ENTRIES:
--

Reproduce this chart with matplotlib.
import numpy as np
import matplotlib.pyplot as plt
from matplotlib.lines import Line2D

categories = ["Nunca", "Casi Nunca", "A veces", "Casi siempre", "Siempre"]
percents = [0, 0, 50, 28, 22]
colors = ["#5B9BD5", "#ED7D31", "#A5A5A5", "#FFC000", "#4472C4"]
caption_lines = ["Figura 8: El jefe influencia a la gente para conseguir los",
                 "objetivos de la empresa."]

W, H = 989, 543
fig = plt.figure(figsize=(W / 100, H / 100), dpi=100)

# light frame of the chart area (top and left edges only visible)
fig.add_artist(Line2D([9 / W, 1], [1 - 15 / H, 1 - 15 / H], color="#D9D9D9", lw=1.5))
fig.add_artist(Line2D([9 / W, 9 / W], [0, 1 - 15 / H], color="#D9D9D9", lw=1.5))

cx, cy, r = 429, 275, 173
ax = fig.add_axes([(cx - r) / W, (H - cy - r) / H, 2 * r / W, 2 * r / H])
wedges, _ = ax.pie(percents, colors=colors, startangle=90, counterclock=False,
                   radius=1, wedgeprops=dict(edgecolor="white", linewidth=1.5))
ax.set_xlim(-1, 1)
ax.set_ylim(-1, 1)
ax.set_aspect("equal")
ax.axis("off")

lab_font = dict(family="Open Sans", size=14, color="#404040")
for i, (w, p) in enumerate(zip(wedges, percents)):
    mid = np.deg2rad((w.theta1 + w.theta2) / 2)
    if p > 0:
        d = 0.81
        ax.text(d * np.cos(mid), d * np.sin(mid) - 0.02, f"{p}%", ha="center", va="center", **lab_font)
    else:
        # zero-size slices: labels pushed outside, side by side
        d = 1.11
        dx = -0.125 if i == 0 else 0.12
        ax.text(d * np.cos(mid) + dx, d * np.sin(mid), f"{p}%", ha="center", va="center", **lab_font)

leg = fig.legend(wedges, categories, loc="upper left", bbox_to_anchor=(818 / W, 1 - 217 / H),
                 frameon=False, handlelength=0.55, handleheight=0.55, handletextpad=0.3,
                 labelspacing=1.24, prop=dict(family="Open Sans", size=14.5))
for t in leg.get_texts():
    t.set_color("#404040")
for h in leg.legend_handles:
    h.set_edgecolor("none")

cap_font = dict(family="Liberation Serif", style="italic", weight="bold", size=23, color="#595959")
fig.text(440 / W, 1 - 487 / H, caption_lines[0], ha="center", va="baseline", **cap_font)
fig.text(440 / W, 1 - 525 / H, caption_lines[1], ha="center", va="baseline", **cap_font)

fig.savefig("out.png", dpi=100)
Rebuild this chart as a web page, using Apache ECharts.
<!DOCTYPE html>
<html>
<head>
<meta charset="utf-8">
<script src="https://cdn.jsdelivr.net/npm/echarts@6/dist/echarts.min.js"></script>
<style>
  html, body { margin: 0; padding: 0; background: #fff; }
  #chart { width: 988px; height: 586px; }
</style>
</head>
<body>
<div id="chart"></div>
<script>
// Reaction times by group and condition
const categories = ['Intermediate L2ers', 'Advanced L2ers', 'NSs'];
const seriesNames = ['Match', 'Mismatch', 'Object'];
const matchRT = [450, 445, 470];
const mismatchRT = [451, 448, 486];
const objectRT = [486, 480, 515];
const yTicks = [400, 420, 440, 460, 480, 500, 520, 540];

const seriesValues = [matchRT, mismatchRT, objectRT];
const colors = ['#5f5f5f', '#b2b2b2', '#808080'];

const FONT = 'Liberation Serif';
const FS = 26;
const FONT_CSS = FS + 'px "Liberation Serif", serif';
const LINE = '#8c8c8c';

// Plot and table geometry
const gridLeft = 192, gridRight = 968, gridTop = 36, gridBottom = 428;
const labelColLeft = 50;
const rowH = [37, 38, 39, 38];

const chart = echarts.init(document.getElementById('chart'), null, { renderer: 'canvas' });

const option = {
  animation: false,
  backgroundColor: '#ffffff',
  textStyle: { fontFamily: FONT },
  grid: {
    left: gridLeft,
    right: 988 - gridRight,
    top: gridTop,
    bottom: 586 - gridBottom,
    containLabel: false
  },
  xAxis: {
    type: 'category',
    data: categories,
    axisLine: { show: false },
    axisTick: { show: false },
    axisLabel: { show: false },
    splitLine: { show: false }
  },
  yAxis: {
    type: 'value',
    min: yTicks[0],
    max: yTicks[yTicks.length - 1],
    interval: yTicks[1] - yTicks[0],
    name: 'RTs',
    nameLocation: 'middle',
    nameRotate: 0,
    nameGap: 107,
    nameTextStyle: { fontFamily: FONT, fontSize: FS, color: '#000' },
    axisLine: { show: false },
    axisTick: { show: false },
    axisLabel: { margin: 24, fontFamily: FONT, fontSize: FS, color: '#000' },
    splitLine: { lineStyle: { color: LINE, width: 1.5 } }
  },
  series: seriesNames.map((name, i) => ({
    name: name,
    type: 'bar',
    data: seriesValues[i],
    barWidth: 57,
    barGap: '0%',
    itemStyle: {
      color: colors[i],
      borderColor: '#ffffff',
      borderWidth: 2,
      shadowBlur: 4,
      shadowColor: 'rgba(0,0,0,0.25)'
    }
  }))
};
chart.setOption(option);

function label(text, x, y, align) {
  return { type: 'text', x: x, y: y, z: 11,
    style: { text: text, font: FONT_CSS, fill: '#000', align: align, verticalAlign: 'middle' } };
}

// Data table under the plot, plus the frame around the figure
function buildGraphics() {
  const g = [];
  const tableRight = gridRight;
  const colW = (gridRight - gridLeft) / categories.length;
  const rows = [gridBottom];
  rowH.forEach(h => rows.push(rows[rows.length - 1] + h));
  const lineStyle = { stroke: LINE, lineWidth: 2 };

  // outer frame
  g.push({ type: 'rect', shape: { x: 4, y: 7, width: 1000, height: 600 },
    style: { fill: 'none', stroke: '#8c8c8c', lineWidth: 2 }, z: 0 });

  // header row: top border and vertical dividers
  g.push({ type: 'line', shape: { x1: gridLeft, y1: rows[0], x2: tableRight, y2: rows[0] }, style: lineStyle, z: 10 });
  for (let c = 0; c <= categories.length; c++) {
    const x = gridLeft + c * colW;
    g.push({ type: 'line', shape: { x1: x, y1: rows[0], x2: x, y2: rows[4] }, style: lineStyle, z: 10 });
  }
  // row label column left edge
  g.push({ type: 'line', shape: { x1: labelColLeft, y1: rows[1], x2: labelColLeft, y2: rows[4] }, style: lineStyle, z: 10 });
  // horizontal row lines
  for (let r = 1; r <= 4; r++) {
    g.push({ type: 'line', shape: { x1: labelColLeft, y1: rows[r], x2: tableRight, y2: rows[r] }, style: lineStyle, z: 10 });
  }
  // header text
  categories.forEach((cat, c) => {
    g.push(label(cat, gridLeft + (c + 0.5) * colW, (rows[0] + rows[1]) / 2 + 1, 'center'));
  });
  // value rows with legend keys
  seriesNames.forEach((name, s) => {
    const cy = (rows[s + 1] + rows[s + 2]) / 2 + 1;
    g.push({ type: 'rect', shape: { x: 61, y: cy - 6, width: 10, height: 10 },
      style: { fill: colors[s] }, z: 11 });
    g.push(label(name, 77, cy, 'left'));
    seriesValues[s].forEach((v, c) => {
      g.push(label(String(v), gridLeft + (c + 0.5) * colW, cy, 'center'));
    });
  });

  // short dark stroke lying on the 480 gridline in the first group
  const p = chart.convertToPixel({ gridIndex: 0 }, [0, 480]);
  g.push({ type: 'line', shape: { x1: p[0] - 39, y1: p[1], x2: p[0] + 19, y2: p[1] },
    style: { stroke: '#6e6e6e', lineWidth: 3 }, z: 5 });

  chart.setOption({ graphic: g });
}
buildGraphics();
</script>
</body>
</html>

--

Return all of the above records exactly, leaving no line out.

Reproduce this chart with matplotlib.
import numpy as np
import matplotlib.pyplot as plt
from matplotlib.lines import Line2D

categories = ["Nunca", "Casi Nunca", "A veces", "Casi siempre", "Siempre"]
percents = [0, 0, 50, 28, 22]
colors = ["#5B9BD5", "#ED7D31", "#A5A5A5", "#FFC000", "#4472C4"]
caption_lines = ["Figura 8: El jefe influencia a la gente para conseguir los",
                 "objetivos de la empresa."]

W, H = 989, 543
fig = plt.figure(figsize=(W / 100, H / 100), dpi=100)

# light frame of the chart area (top and left edges only visible)
fig.add_artist(Line2D([9 / W, 1], [1 - 15 / H, 1 - 15 / H], color="#D9D9D9", lw=1.5))
fig.add_artist(Line2D([9 / W, 9 / W], [0, 1 - 15 / H], color="#D9D9D9", lw=1.5))

cx, cy, r = 429, 275, 173
ax = fig.add_axes([(cx - r) / W, (H - cy - r) / H, 2 * r / W, 2 * r / H])
wedges, _ = ax.pie(percents, colors=colors, startangle=90, counterclock=False,
                   radius=1, wedgeprops=dict(edgecolor="white", linewidth=1.5))
ax.set_xlim(-1, 1)
ax.set_ylim(-1, 1)
ax.set_aspect("equal")
ax.axis("off")

lab_font = dict(family="Open Sans", size=14, color="#404040")
for i, (w, p) in enumerate(zip(wedges, percents)):
    mid = np.deg2rad((w.theta1 + w.theta2) / 2)
    if p > 0:
        d = 0.81
        ax.text(d * np.cos(mid), d * np.sin(mid) - 0.02, f"{p}%", ha="center", va="center", **lab_font)
    else:
        # zero-size slices: labels pushed outside, side by side
        d = 1.11
        dx = -0.125 if i == 0 else 0.12
        ax.text(d * np.cos(mid) + dx, d * np.sin(mid), f"{p}%", ha="center", va="center", **lab_font)

leg = fig.legend(wedges, categories, loc="upper left", bbox_to_anchor=(818 / W, 1 - 217 / H),
                 frameon=False, handlelength=0.55, handleheight=0.55, handletextpad=0.3,
                 labelspacing=1.24, prop=dict(family="Open Sans", size=14.5))
for t in leg.get_texts():
    t.set_color("#404040")
for h in leg.legend_handles:
    h.set_edgecolor("none")

cap_font = dict(family="Liberation Serif", style="italic", weight="bold", size=23, color="#595959")
fig.text(440 / W, 1 - 487 / H, caption_lines[0], ha="center", va="baseline", **cap_font)
fig.text(440 / W, 1 - 525 / H, caption_lines[1], ha="center", va="baseline", **cap_font)

fig.savefig("out.png", dpi=100)
Rebuild this chart as a web page, using Apache ECharts.
<!DOCTYPE html>
<html>
<head>
<meta charset="utf-8">
<script src="https://cdn.jsdelivr.net/npm/echarts@6/dist/echarts.min.js"></script>
<style>
  html, body { margin: 0; padding: 0; background: #fff; }
  #chart { width: 988px; height: 586px; }
</style>
</head>
<body>
<div id="chart"></div>
<script>
// Reaction times by group and condition
const categories = ['Intermediate L2ers', 'Advanced L2ers', 'NSs'];
const seriesNames = ['Match', 'Mismatch', 'Object'];
const matchRT = [450, 445, 470];
const mismatchRT = [451, 448, 486];
const objectRT = [486, 480, 515];
const yTicks = [400, 420, 440, 460, 480, 500, 520, 540];

const seriesValues = [matchRT, mismatchRT, objectRT];
const colors = ['#5f5f5f', '#b2b2b2', '#808080'];

const FONT = 'Liberation Serif';
const FS = 26;
const FONT_CSS = FS + 'px "Liberation Serif", serif';
const LINE = '#8c8c8c';

// Plot and table geometry
const gridLeft = 192, gridRight = 968, gridTop = 36, gridBottom = 428;
const labelColLeft = 50;
const rowH = [37, 38, 39, 38];

const chart = echarts.init(document.getElementById('chart'), null, { renderer: 'canvas' });

const option = {
  animation: false,
  backgroundColor: '#ffffff',
  textStyle: { fontFamily: FONT },
  grid: {
    left: gridLeft,
    right: 988 - gridRight,
    top: gridTop,
    bottom: 586 - gridBottom,
    containLabel: false
  },
  xAxis: {
    type: 'category',
    data: categories,
    axisLine: { show: false },
    axisTick: { show: false },
    axisLabel: { show: false },
    splitLine: { show: false }
  },
  yAxis: {
    type: 'value',
    min: yTicks[0],
    max: yTicks[yTicks.length - 1],
    interval: yTicks[1] - yTicks[0],
    name: 'RTs',
    nameLocation: 'middle',
    nameRotate: 0,
    nameGap: 107,
    nameTextStyle: { fontFamily: FONT, fontSize: FS, color: '#000' },
    axisLine: { show: false },
    axisTick: { show: false },
    axisLabel: { margin: 24, fontFamily: FONT, fontSize: FS, color: '#000' },
    splitLine: { lineStyle: { color: LINE, width: 1.5 } }
  },
  series: seriesNames.map((name, i) => ({
    name: name,
    type: 'bar',
    data: seriesValues[i],
    barWidth: 57,
    barGap: '0%',
    itemStyle: {
      color: colors[i],
      borderColor: '#ffffff',
      borderWidth: 2,
      shadowBlur: 4,
      shadowColor: 'rgba(0,0,0,0.25)'
    }
  }))
};
chart.setOption(option);

function label(text, x, y, align) {
  return { type: 'text', x: x, y: y, z: 11,
    style: { text: text, font: FONT_CSS, fill: '#000', align: align, verticalAlign: 'middle' } };
}

// Data table under the plot, plus the frame around the figure
function buildGraphics() {
  const g = [];
  const tableRight = gridRight;
  const colW = (gridRight - gridLeft) / categories.length;
  const rows = [gridBottom];
  rowH.forEach(h => rows.push(rows[rows.length - 1] + h));
  const lineStyle = { stroke: LINE, lineWidth: 2 };

  // outer frame
  g.push({ type: 'rect', shape: { x: 4, y: 7, width: 1000, height: 600 },
    style: { fill: 'none', stroke: '#8c8c8c', lineWidth: 2 }, z: 0 });

  // header row: top border and vertical dividers
  g.push({ type: 'line', shape: { x1: gridLeft, y1: rows[0], x2: tableRight, y2: rows[0] }, style: lineStyle, z: 10 });
  for (let c = 0; c <= categories.length; c++) {
    const x = gridLeft + c * colW;
    g.push({ type: 'line', shape: { x1: x, y1: rows[0], x2: x, y2: rows[4] }, style: lineStyle, z: 10 });
  }
  // row label column left edge
  g.push({ type: 'line', shape: { x1: labelColLeft, y1: rows[1], x2: labelColLeft, y2: rows[4] }, style: lineStyle, z: 10 });
  // horizontal row lines
  for (let r = 1; r <= 4; r++) {
    g.push({ type: 'line', shape: { x1: labelColLeft, y1: rows[r], x2: tableRight, y2: rows[r] }, style: lineStyle, z: 10 });
  }
  // header text
  categories.forEach((cat, c) => {
    g.push(label(cat, gridLeft + (c + 0.5) * colW, (rows[0] + rows[1]) / 2 + 1, 'center'));
  });
  // value rows with legend keys
  seriesNames.forEach((name, s) => {
    const cy = (rows[s + 1] + rows[s + 2]) / 2 + 1;
    g.push({ type: 'rect', shape: { x: 61, y: cy - 6, width: 10, height: 10 },
      style: { fill: colors[s] }, z: 11 });
    g.push(label(name, 77, cy, 'left'));
    seriesValues[s].forEach((v, c) => {
      g.push(label(String(v), gridLeft + (c + 0.5) * colW, cy, 'center'));
    });
  });

  // short dark stroke lying on the 480 gridline in the first group
  const p = chart.convertToPixel({ gridIndex: 0 }, [0, 480]);
  g.push({ type: 'line', shape: { x1: p[0] - 39, y1: p[1], x2: p[0] + 19, y2: p[1] },
    style: { stroke: '#6e6e6e', lineWidth: 3 }, z: 5 });

  chart.setOption({ graphic: g });
}
buildGraphics();
</script>
</body>
</html>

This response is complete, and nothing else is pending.